==== Data section ====

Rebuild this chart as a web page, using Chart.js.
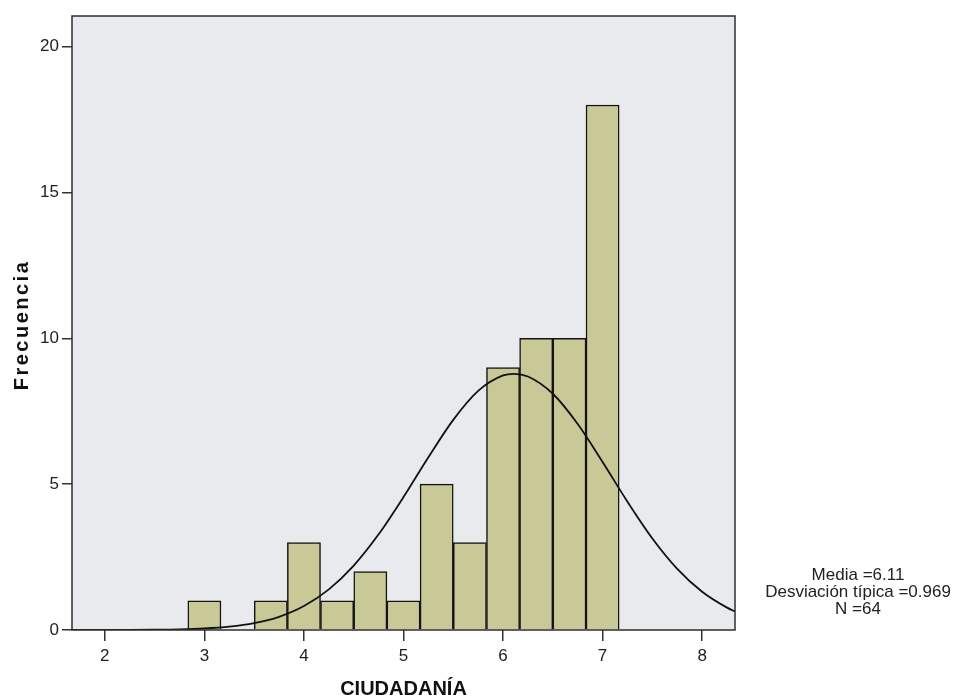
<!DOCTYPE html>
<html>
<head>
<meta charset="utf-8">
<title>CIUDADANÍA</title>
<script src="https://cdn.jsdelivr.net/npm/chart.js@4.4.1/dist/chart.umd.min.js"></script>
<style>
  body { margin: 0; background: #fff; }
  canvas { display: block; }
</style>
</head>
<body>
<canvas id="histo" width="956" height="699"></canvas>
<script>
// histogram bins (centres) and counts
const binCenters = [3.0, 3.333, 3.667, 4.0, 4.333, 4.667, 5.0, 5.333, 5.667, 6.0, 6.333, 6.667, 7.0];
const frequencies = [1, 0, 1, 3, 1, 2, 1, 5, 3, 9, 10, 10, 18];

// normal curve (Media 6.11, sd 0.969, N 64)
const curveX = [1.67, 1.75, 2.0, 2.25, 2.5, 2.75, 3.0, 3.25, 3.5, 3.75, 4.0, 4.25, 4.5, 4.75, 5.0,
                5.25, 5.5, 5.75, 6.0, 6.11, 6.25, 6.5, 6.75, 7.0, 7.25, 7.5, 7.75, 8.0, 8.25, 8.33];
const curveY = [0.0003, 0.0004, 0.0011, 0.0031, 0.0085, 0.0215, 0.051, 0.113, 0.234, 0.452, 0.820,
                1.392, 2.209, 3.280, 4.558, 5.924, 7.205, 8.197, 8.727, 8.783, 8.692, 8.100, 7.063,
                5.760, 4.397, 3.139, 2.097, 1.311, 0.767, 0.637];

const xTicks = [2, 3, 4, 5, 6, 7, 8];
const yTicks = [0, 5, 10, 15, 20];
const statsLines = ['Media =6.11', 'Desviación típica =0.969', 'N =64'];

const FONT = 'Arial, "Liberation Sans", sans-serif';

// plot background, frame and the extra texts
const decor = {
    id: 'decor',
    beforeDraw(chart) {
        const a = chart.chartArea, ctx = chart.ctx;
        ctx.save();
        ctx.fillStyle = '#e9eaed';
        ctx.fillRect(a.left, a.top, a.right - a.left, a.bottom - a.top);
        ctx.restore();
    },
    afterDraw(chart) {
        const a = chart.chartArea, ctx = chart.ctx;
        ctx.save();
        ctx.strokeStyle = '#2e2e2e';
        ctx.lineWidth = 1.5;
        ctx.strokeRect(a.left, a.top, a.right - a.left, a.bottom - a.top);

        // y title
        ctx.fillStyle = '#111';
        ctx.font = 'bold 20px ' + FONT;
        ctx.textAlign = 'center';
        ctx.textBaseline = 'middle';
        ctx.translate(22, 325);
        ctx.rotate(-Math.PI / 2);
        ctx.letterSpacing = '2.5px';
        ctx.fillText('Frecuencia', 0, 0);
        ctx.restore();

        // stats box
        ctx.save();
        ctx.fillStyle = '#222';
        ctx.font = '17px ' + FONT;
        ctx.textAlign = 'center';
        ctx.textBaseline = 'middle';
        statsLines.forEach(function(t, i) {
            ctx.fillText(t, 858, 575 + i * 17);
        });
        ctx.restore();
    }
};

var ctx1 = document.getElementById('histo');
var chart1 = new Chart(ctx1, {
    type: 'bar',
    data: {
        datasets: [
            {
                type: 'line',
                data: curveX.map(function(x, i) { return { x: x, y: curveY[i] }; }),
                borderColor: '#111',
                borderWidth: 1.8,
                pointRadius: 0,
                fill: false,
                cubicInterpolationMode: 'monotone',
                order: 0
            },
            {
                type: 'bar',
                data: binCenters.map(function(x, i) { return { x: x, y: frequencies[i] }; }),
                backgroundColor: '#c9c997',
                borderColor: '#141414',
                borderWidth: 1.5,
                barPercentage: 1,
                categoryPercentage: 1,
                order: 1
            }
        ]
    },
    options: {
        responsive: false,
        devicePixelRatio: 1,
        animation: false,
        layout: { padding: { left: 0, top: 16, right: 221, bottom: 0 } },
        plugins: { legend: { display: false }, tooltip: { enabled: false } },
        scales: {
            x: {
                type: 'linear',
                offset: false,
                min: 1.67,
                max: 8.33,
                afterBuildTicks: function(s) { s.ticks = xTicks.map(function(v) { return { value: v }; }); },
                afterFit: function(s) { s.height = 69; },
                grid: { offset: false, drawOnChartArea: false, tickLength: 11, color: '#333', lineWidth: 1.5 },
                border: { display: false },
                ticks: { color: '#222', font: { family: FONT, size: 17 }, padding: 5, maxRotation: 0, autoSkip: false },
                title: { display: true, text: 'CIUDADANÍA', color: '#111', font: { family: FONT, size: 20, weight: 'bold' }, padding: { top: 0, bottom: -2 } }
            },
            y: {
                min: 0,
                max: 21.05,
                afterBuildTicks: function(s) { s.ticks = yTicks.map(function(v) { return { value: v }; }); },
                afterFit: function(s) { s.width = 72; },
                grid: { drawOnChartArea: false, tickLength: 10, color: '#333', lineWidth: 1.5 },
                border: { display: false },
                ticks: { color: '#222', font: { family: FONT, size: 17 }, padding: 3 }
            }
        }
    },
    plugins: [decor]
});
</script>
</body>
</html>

====

» Challenge
Everything from the first line to the line with "10, 10, 18];" must be repeated exactly, and nothing else. Leave the pictures out.

» Solution for this exercise
Rebuild this chart as a web page, using Chart.js.
<!DOCTYPE html>
<html>
<head>
<meta charset="utf-8">
<title>CIUDADANÍA</title>
<script src="https://cdn.jsdelivr.net/npm/chart.js@4.4.1/dist/chart.umd.min.js"></script>
<style>
  body { margin: 0; background: #fff; }
  canvas { display: block; }
</style>
</head>
<body>
<canvas id="histo" width="956" height="699"></canvas>
<script>
// histogram bins (centres) and counts
const binCenters = [3.0, 3.333, 3.667, 4.0, 4.333, 4.667, 5.0, 5.333, 5.667, 6.0, 6.333, 6.667, 7.0];
const frequencies = [1, 0, 1, 3, 1, 2, 1, 5, 3, 9, 10, 10, 18];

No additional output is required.